* Instructions to follow
Reproduce exactly and only the lines running from the one with "What Bokeh code" through the one with "y_ticks = [0, 5, 10, 15]", both end lines included.

* Records to use
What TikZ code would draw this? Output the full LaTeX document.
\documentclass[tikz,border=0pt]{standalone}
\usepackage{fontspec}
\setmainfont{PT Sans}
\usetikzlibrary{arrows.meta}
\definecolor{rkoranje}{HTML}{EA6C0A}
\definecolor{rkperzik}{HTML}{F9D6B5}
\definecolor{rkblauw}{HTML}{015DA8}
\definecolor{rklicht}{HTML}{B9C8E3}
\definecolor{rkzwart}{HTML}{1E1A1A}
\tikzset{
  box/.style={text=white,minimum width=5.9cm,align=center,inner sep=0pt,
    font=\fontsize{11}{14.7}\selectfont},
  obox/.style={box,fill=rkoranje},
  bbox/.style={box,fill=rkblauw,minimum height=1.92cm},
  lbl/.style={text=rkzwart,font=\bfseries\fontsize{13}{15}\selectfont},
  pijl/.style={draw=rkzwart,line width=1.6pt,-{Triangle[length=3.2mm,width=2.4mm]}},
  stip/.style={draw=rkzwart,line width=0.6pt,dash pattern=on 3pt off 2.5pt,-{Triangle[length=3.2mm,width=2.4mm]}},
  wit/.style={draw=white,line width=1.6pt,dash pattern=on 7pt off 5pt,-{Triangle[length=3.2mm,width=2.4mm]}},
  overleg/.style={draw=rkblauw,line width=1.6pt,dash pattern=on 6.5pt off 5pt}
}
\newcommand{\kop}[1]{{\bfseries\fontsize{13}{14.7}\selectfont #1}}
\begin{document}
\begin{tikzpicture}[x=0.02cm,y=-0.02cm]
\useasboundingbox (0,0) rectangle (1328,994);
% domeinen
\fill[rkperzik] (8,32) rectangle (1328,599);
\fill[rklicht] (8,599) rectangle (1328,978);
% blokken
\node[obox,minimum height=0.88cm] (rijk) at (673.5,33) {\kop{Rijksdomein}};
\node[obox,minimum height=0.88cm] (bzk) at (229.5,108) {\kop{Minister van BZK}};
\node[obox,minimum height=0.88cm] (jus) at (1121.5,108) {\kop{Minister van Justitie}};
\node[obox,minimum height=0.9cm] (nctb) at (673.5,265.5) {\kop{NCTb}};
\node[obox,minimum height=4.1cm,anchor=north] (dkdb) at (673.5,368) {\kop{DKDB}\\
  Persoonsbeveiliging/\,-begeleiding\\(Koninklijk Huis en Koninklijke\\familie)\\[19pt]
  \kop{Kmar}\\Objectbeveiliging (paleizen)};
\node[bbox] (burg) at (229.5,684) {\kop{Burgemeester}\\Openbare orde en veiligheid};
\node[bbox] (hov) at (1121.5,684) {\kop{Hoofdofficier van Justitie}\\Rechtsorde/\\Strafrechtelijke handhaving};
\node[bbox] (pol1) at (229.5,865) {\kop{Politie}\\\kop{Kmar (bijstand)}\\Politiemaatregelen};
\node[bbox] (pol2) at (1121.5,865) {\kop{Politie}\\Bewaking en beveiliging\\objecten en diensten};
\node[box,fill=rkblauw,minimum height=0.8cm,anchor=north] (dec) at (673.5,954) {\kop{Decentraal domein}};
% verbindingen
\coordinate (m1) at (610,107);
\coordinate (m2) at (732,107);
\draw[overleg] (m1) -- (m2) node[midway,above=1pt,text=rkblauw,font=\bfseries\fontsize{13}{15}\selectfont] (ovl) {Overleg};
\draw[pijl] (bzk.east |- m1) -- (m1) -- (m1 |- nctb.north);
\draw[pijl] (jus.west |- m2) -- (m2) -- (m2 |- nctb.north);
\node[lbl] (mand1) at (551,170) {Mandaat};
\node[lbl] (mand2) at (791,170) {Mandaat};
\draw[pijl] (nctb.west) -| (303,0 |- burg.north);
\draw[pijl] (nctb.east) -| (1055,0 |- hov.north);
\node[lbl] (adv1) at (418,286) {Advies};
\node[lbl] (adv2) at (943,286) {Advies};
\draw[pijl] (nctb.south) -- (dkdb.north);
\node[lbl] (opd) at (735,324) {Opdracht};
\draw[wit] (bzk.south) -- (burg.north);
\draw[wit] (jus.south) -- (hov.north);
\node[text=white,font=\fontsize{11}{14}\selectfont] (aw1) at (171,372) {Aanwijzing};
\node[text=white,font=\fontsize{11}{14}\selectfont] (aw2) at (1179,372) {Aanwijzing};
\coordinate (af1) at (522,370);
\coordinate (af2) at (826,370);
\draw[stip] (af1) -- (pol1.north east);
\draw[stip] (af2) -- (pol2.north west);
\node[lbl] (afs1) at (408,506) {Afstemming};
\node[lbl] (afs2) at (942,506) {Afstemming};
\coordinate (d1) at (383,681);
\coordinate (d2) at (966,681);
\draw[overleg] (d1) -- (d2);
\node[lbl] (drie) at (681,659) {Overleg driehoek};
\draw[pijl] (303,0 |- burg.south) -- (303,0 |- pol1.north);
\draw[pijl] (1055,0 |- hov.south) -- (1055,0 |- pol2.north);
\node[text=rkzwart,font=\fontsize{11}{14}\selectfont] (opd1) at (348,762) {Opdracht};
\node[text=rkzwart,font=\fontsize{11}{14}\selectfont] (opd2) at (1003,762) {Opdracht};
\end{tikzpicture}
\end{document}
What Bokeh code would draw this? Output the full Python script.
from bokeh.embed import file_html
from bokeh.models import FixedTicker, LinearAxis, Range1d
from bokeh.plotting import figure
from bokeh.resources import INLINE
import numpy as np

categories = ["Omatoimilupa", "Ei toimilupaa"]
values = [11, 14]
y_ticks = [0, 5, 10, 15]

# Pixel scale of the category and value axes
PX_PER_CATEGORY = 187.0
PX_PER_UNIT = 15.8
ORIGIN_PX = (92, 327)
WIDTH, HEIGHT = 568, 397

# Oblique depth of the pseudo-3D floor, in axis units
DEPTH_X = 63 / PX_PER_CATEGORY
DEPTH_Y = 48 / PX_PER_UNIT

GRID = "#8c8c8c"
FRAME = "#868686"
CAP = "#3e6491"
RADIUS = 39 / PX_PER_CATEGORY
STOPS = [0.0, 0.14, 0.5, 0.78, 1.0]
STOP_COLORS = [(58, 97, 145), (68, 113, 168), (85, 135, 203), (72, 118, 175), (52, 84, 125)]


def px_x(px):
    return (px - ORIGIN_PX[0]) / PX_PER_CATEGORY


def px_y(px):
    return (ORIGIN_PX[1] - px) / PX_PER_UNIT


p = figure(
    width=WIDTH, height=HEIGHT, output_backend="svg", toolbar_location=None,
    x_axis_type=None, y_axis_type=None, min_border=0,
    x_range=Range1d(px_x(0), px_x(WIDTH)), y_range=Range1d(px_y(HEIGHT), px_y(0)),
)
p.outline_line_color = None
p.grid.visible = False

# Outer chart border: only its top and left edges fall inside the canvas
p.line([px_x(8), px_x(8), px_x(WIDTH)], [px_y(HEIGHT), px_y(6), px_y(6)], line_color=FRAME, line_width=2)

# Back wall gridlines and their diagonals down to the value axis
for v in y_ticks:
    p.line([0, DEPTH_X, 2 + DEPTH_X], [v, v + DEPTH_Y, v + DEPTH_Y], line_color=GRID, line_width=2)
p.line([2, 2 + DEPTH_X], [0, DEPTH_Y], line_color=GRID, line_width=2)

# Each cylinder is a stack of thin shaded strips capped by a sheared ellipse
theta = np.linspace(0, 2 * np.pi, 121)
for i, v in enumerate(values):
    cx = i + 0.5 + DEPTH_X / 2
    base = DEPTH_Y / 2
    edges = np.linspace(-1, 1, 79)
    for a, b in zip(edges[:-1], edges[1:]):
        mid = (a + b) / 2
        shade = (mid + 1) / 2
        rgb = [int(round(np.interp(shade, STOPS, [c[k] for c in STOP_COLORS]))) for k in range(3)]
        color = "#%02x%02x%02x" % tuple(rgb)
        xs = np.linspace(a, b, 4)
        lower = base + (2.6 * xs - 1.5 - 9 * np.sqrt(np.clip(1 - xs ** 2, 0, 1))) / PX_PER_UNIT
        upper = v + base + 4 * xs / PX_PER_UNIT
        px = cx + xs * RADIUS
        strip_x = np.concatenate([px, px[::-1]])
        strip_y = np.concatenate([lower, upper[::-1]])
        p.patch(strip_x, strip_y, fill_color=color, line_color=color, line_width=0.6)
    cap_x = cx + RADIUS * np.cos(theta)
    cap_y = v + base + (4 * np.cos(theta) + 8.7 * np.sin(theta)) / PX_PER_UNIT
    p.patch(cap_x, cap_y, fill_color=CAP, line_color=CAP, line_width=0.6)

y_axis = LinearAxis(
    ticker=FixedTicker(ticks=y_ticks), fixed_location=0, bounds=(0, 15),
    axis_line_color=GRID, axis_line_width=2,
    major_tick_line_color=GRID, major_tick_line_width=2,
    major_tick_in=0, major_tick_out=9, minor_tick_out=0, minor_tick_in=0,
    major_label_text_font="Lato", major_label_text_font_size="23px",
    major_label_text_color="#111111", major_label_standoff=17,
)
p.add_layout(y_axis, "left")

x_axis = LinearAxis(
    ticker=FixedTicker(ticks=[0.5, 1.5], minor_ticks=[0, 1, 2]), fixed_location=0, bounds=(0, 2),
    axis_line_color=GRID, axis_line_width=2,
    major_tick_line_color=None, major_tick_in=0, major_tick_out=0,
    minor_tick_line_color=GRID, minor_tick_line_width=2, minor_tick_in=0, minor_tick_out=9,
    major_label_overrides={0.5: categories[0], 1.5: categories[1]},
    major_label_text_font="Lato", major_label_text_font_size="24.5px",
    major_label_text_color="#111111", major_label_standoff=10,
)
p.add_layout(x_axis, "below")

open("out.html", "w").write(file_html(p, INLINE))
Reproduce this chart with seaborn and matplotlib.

* Reply
What Bokeh code would draw this? Output the full Python script.
from bokeh.embed import file_html
from bokeh.models import FixedTicker, LinearAxis, Range1d
from bokeh.plotting import figure
from bokeh.resources import INLINE
import numpy as np

categories = ["Omatoimilupa", "Ei toimilupaa"]
values = [11, 14]
y_ticks = [0, 5, 10, 15]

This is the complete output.